Unilaterality

It's deciding the best action to take and taking that action with no expectation of how it will be received and/or what action it may cause in the other person.

Unilaterality

It's natural to wish for others to act differently. If they could just do this more often or if they were a little bit more that — then our relationship would be so much better off. You may be experiencing this with someone at home, a close friend, or a family member in a different state. As much as you love or care for this person, you wish they were different. Or you wish that you two as a collective were different. In pursuing that ideal relationship you look towards what could become from what is now. It’s easier for us to see what the other person could change to allow this ideal to come to fruition instead of considering how we could change. Yet no matter how hard we try, we can't change another person. So what can we do? Practice unilaterality.

And what's unilaterality? It's deciding the best action to take and taking that action with no expectation of how it will be received and/or what action it may cause in the other person.

Imagine you generally wish the house were cleaner. It's always easier to see the areas of your living space in which your partner may not keep tidy. Pointing out these areas and asking for something different is likely to be met with resistance. This request will be met with even more resistance if you neglect to first tidy up the areas YOU are responsible for having made messy. So instead of asking something from someone else, take unilateral action. Tidy your areas as well as they can be tidied. Clean other areas of your living space that don’t get a ton of love. Take action towards what you want to see. In time your actions may be noticed and an unexpected result may yield. It all starts with you and what you can do today.

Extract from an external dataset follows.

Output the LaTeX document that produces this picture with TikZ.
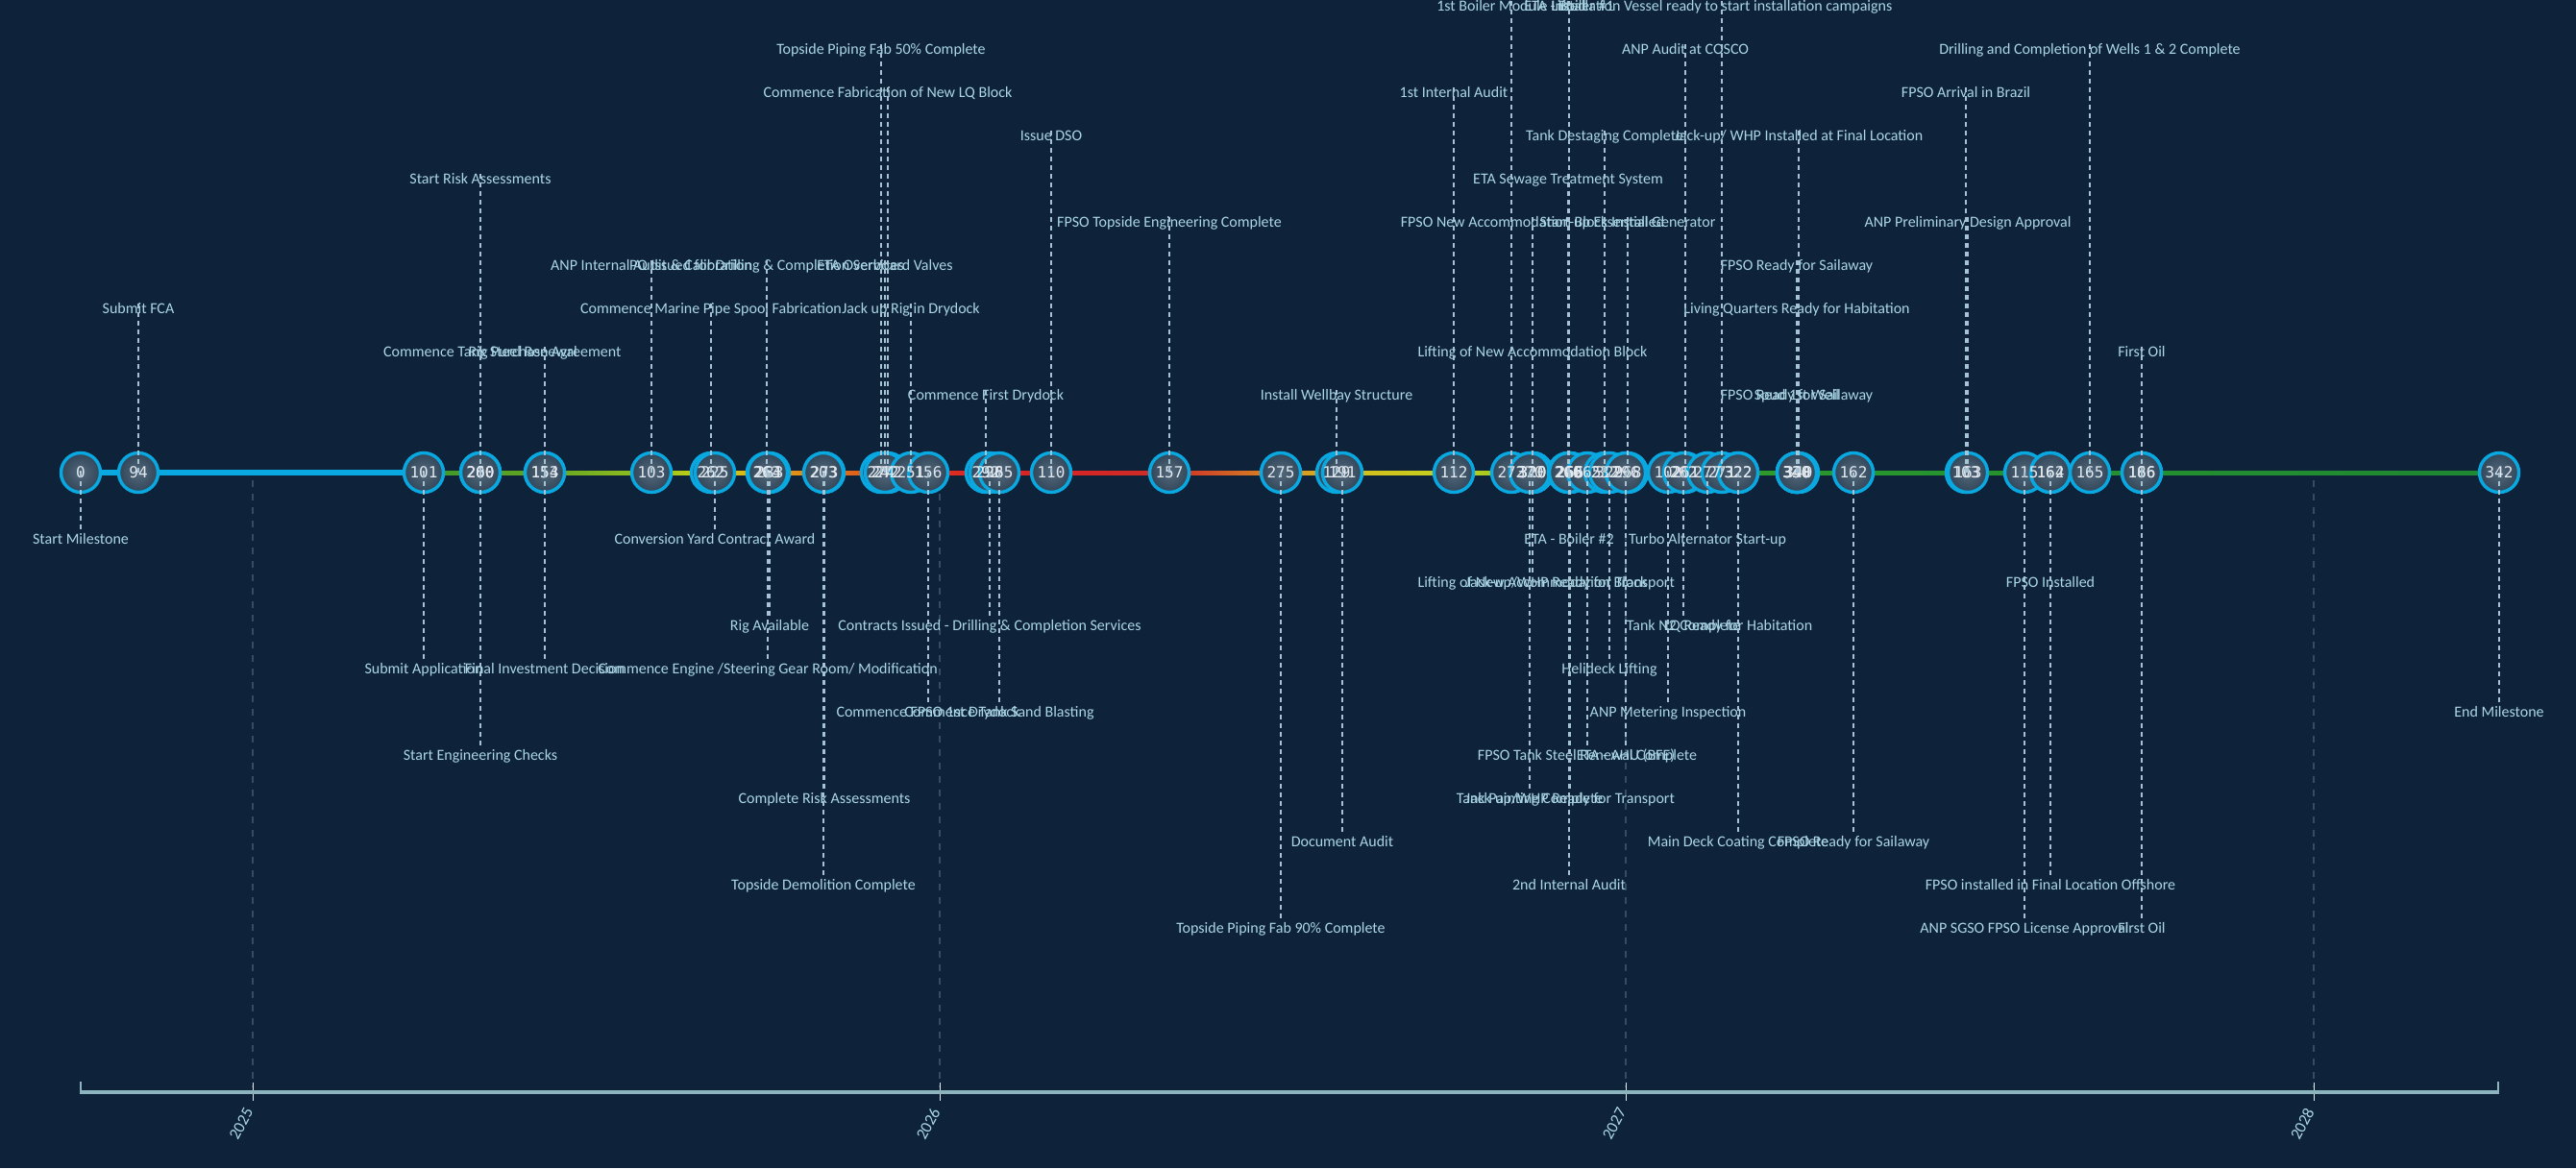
\documentclass[tikz,border=0pt]{standalone}
\usepackage{fontspec}
\setmainfont{Carlito}
\newfontfamily\numfont{DejaVu Sans Mono}
\definecolor{bgc}{RGB}{14,34,58}
\definecolor{lblc}{RGB}{170,214,228}
\definecolor{connc}{RGB}{165,195,210}
\definecolor{gridc}{RGB}{52,76,100}
\definecolor{axisc}{RGB}{140,180,190}
\definecolor{ringc}{RGB}{10,168,224}
\definecolor{nodein}{RGB}{84,104,124}
\definecolor{nodeout}{RGB}{50,70,90}
\definecolor{numc}{RGB}{225,232,238}
\definecolor{s1}{RGB}{60,150,40}
\definecolor{s2}{RGB}{100,165,35}
\definecolor{s3}{RGB}{150,190,30}
\definecolor{s4}{RGB}{205,210,20}
\definecolor{s5}{RGB}{225,165,20}
\definecolor{s6}{RGB}{225,120,25}
\definecolor{s7}{RGB}{220,70,30}
\definecolor{s8}{RGB}{220,40,35}
\definecolor{s9}{RGB}{215,35,35}
\definecolor{s10}{RGB}{205,45,40}
\definecolor{s11}{RGB}{215,140,35}
\definecolor{s12}{RGB}{215,185,30}
\definecolor{s13}{RGB}{195,210,30}
\definecolor{s14}{RGB}{130,185,35}
\definecolor{s15}{RGB}{60,160,40}
\definecolor{s16}{RGB}{40,150,45}
\definecolor{s17}{RGB}{30,135,50}
\pgfdeclarelayer{bglayer}
\pgfdeclarelayer{canvaslayer}
\pgfsetlayers{canvaslayer,bglayer,main}
\def\evlist{%
84/0/-1/{Start Milestone},
144/94/3/{Submit FCA},
441/101/-4/{Submit Application},
500/260/6/{Start Risk Assessments},
500/200/-6/{Start Engineering Checks},
500/260/2/{Commence Tank Steel Renewal},
567/154/2/{Rig Purchase Agreement},
567/153/-4/{Final Investment Decision},
678/103/4/{ANP Internal Audit \& Calibration},
740/262/3/{Commence Marine Pipe Spool Fabrication},
744/225/-1/{Conversion Yard Contract Award},
798/263/4/{PO Issued for Drilling \& Completion Services},
801/283/-3/{Rig Available},
799/264/-4/{Commence Engine /Steering Gear Room/ Modification},
858/273/-7/{Complete Risk Assessments},
857/203/-9/{Topside Demolition Complete},
917/274/9/{Topside Piping Fab 50\% Complete},
924/272/8/{Commence Fabrication of New LQ Block},
921/242/4/{ETA Overboard Valves},
948/251/3/{Jack up Rig in Drydock},
966/156/-5/{Commence FPSO 1st Drydock},
1026/292/1/{Commence First Drydock},
1030/298/-3/{Contracts Issued - Drilling \& Completion Services},
1040/265/-5/{Commence Tank Sand Blasting},
1094/110/7/{Issue DSO},
1217/157/5/{FPSO Topside Engineering Complete},
1333/275/-10/{Topside Piping Fab 90\% Complete},
1391/129/1/{Install Wellbay Structure},
1397/191/-8/{Document Audit},
1513/112/8/{1st Internal Audit},
1573/273/10/{1st Boiler Module Lifted},
1595/320/5/{FPSO New Accommodation Block Installed},
1595/320/2/{Lifting of New Accommodation Block},
1595/320/-2/{Lifting of New Accommodation Block},
1592/270/-7/{Tank Painting Complete},
1633/266/10/{ETA - Boiler \#1},
1632/266/6/{ETA Sewage Treatment System},
1633/265/-1/{ETA - Boiler \#2},
1634/265/-2/{Jack-up/WHP Ready for Transport},
1634/266/-7/{Jack-up/WHP Ready for Transport},
1633/266/-9/{2nd Internal Audit},
1652/265/-6/{FPSO Tank Steel Renewal Complete},
1670/232/7/{Tank Destaging Complete},
1675/329/-4/{Helideck Lifting},
1694/268/5/{Start-up Essential Generator},
1692/296/-6/{ETA - AHU (BFE)},
1736/102/-5/{ANP Metering Inspection},
1754/261/9/{ANP Audit at COSCO},
1752/262/-3/{Tank N2 Complete},
1777/277/-1/{Turbo Alternator Start-up},
1792/271/10/{Installation Vessel ready to start installation campaigns},
1809/322/-3/{LQ Ready for Habitation},
1809/322/-8/{Main Deck Coating Complete},
1872/340/7/{Jack-up/ WHP Installed at Final Location},
1870/330/4/{FPSO Ready for Sailaway},
1870/340/3/{Living Quarters Ready for Habitation},
1870/330/1/{FPSO Ready for Sailaway},
1870/340/1/{Spud 1st Well},
1929/162/-8/{FPSO Ready for Sailaway},
2046/103/8/{FPSO Arrival in Brazil},
2048/163/5/{ANP Preliminary Design Approval},
2107/115/-10/{ANP SGSO FPSO License Approval},
2134/164/-9/{FPSO installed in Final Location Offshore},
2134/162/-2/{FPSO Installed},
2175/165/9/{Drilling and Completion of Wells 1 \& 2 Complete},
2229/166/2/{First Oil},
2229/186/-10/{First Oil},
2601/342/-5/{End Milestone}%
}
\begin{document}
\begin{tikzpicture}[x=1pt,y=-1pt,
  mnode/.style={circle, minimum size=41pt, inner sep=0pt, draw=ringc, line width=3.4pt,
    inner color=nodein, outer color=nodeout},
  numlbl/.style={text=numc, inner sep=0pt, font=\numfont\fontsize{16}{16}\selectfont},
  lbl/.style={text=lblc, font=\fontsize{16}{19}\selectfont, inner sep=0pt,
    text height=11pt, text depth=3pt, anchor=center},
  conn/.style={draw=connc, line width=1.6pt, dash pattern=on 5pt off 4pt},
  gridline/.style={draw=gridc, line width=1.4pt, dash pattern=on 7pt off 7pt},
  yearlbl/.style={text=lblc, font=\fontsize{17}{19}\selectfont, rotate=62, inner sep=0pt}]
\useasboundingbox (0,0) rectangle (2681,1216);
\begin{pgfonlayer}{canvaslayer}
\fill[bgc] (0,0) rectangle (2681,1216);
\end{pgfonlayer}
% circles
\foreach \ex/\en/\er/\et [count=\i] in \evlist {
  \node[mnode] (c\i) at (\ex,492) {};
}
% numbers on top of all circles
\foreach \ex/\en/\er/\et [count=\i] in \evlist {
  \node[numlbl] (n\i) at (c\i.center) {\en};
}
% background layer: grid, axis and main line
\begin{pgfonlayer}{bglayer}
\foreach \gx/\yr in {263/2025, 978/2026, 1692/2027, 2408/2028} {
  \draw[gridline] (\gx,500) -- (\gx,1132);
  \draw[draw=white!75!axisc, line width=1pt] (\gx,1127) -- (\gx,1146);
  \node[yearlbl] (y\yr) at (\gx-12,1170) {\yr};
}
\draw[draw=axisc, line width=4pt] (84,1137) -- (2600,1137);
\draw[draw=axisc, line width=1.5pt] (84,1126) -- (84,1139);
\draw[draw=axisc, line width=1.5pt] (2600,1126) -- (2600,1139);
\shade[left color=s1,right color=s2] (441,490) rectangle (567,494.5);
\shade[left color=s2,right color=s3] (567,490) rectangle (678,494.5);
\shade[left color=s3,right color=s4] (678,490) rectangle (740,494.5);
\shade[left color=s4,right color=s5] (740,490) rectangle (800,494.5);
\shade[left color=s5,right color=s6] (800,490) rectangle (858,494.5);
\shade[left color=s6,right color=s7] (858,490) rectangle (930,494.5);
\shade[left color=s7,right color=s8] (930,490) rectangle (1000,494.5);
\shade[left color=s8,right color=s9] (1000,490) rectangle (1094,494.5);
\shade[left color=s9,right color=s10] (1094,490) rectangle (1217,494.5);
\shade[left color=s10,right color=s11] (1217,490) rectangle (1333,494.5);
\shade[left color=s11,right color=s12] (1333,490) rectangle (1395,494.5);
\shade[left color=s12,right color=s13] (1395,490) rectangle (1513,494.5);
\shade[left color=s13,right color=s14] (1513,490) rectangle (1600,494.5);
\shade[left color=s14,right color=s15] (1600,490) rectangle (1700,494.5);
\shade[left color=s15,right color=s16] (1700,490) rectangle (1900,494.5);
\shade[left color=s16,right color=s17] (1900,490) rectangle (2601,494.5);
\draw[draw=ringc, line width=6pt] (c1.center) -- (c3.center);
\end{pgfonlayer}
% labels
\foreach \ex/\en/\er/\et [count=\i] in \evlist {
  \ifnum\er>0
    \pgfmathsetmacro\ry{412-45*(\er-1)}
  \else
    \pgfmathsetmacro\ry{562+45*(0-(\er)-1)}
  \fi
  \node[lbl] (l\i) at (\ex,\ry) {\et};
}
% connectors
\foreach \ex/\en/\er/\et [count=\i] in \evlist {
  \draw[conn] (c\i.center) -- (l\i.north);
}
\end{tikzpicture}
\end{document}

There are times to confront and to discuss but the best path forward is typically one of unilaterality. What do you want from a relationship with a person that has come to your mind? It does not have to be a loving relationship. Do you wish you two were more open with each other? More spontaneous? Connected more frequently?

And most importantly, given what you want for the relationship, what unilateral action can you take to create this with your friend, co-worker, or loved one?

Ultimately you only control your actions and the way you show up for another person in a given relationship. Though it may be easier to start with what the other person can do, start with you. Start with unilateral action.